# Task goal
Repeat all of the material below exactly as written, images excluded.
————
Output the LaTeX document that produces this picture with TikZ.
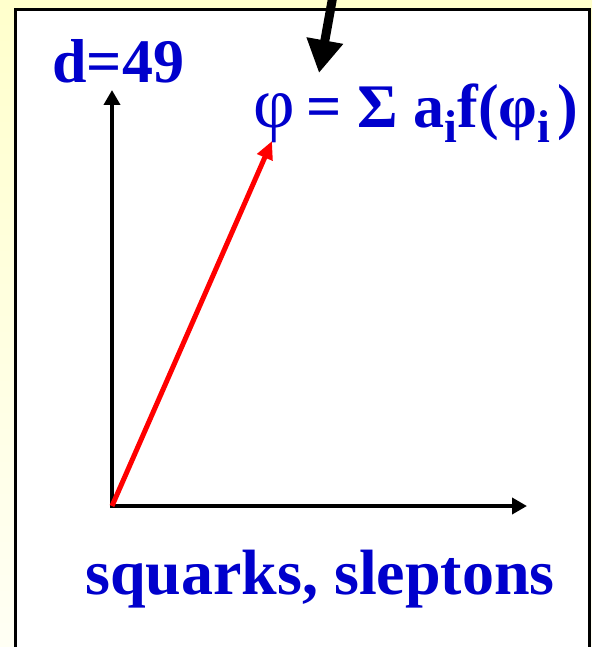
\documentclass[tikz,border=0pt]{standalone}
\usepackage{fontspec}
\setmainfont{Liberation Serif}
\usetikzlibrary{arrows.meta}
\definecolor{labelblue}{RGB}{0,0,204}
\definecolor{slideyellow}{RGB}{255,255,204}
\definecolor{paleyellow}{RGB}{255,255,244}
\newcommand\subi{\raisebox{-15pt}{\fontsize{46}{46}\selectfont i}}
\begin{document}
\begin{tikzpicture}[x=1pt, y=-1pt, >={Triangle[length=15pt,width=16pt]},
  lbl/.style={anchor=base west, inner sep=0pt, text=labelblue,
    font=\fontsize{62}{62}\selectfont\bfseries}]
  \useasboundingbox (0,0) rectangle (592,647);
  \clip (0,0) rectangle (592,647);
  \shade[top color=slideyellow, bottom color=paleyellow] (0,0) rectangle (592,647);
  \draw[line width=3pt, fill=white] (15,10) rectangle (589,670);
  \coordinate (O) at (112,506);
  \coordinate (ytip) at (112,90);
  \coordinate (xtip) at (527,506);
  \coordinate (phitip) at (272,141);
  \coordinate (top) at (334,-10);
  \coordinate (ptr) at (319,73);
  \draw[line width=4.5pt, line cap=rect, ->] (O) -- (ytip);
  \draw[line width=4.5pt, line cap=rect, ->] (O) -- (xtip);
  \draw[red, line width=5pt, -{Triangle[length=18pt,width=16pt]}] (O) -- (phitip);
  \draw[line width=9pt, -{Triangle[length=33pt,width=35pt]}] (top) -- (ptr);
  \node[lbl] (dim) at (52,83) {d=49};
  \node[lbl] (sum) at (253,128) {{\mdseries\fontsize{72}{72}\selectfont φ}\hspace{12pt}= Σ a\subi f(φ\subi\hspace{7pt})};
  \node[lbl, font=\fontsize{64}{64}\selectfont\bfseries] (axis) at (85,594) {squarks, sleptons};
\end{tikzpicture}
\end{document}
————
# Written answer
Output the LaTeX document that produces this picture with TikZ.
\documentclass[tikz,border=0pt]{standalone}
\usepackage{fontspec}
\setmainfont{Liberation Serif}
\usetikzlibrary{arrows.meta}
\definecolor{labelblue}{RGB}{0,0,204}
\definecolor{slideyellow}{RGB}{255,255,204}
\definecolor{paleyellow}{RGB}{255,255,244}
\newcommand\subi{\raisebox{-15pt}{\fontsize{46}{46}\selectfont i}}
\begin{document}
\begin{tikzpicture}[x=1pt, y=-1pt, >={Triangle[length=15pt,width=16pt]},
  lbl/.style={anchor=base west, inner sep=0pt, text=labelblue,
    font=\fontsize{62}{62}\selectfont\bfseries}]
  \useasboundingbox (0,0) rectangle (592,647);
  \clip (0,0) rectangle (592,647);
  \shade[top color=slideyellow, bottom color=paleyellow] (0,0) rectangle (592,647);
  \draw[line width=3pt, fill=white] (15,10) rectangle (589,670);
  \coordinate (O) at (112,506);
  \coordinate (ytip) at (112,90);
  \coordinate (xtip) at (527,506);
  \coordinate (phitip) at (272,141);
  \coordinate (top) at (334,-10);
  \coordinate (ptr) at (319,73);
  \draw[line width=4.5pt, line cap=rect, ->] (O) -- (ytip);
  \draw[line width=4.5pt, line cap=rect, ->] (O) -- (xtip);
  \draw[red, line width=5pt, -{Triangle[length=18pt,width=16pt]}] (O) -- (phitip);
  \draw[line width=9pt, -{Triangle[length=33pt,width=35pt]}] (top) -- (ptr);
  \node[lbl] (dim) at (52,83) {d=49};
  \node[lbl] (sum) at (253,128) {{\mdseries\fontsize{72}{72}\selectfont φ}\hspace{12pt}= Σ a\subi f(φ\subi\hspace{7pt})};
  \node[lbl, font=\fontsize{64}{64}\selectfont\bfseries] (axis) at (85,594) {squarks, sleptons};
\end{tikzpicture}
\end{document}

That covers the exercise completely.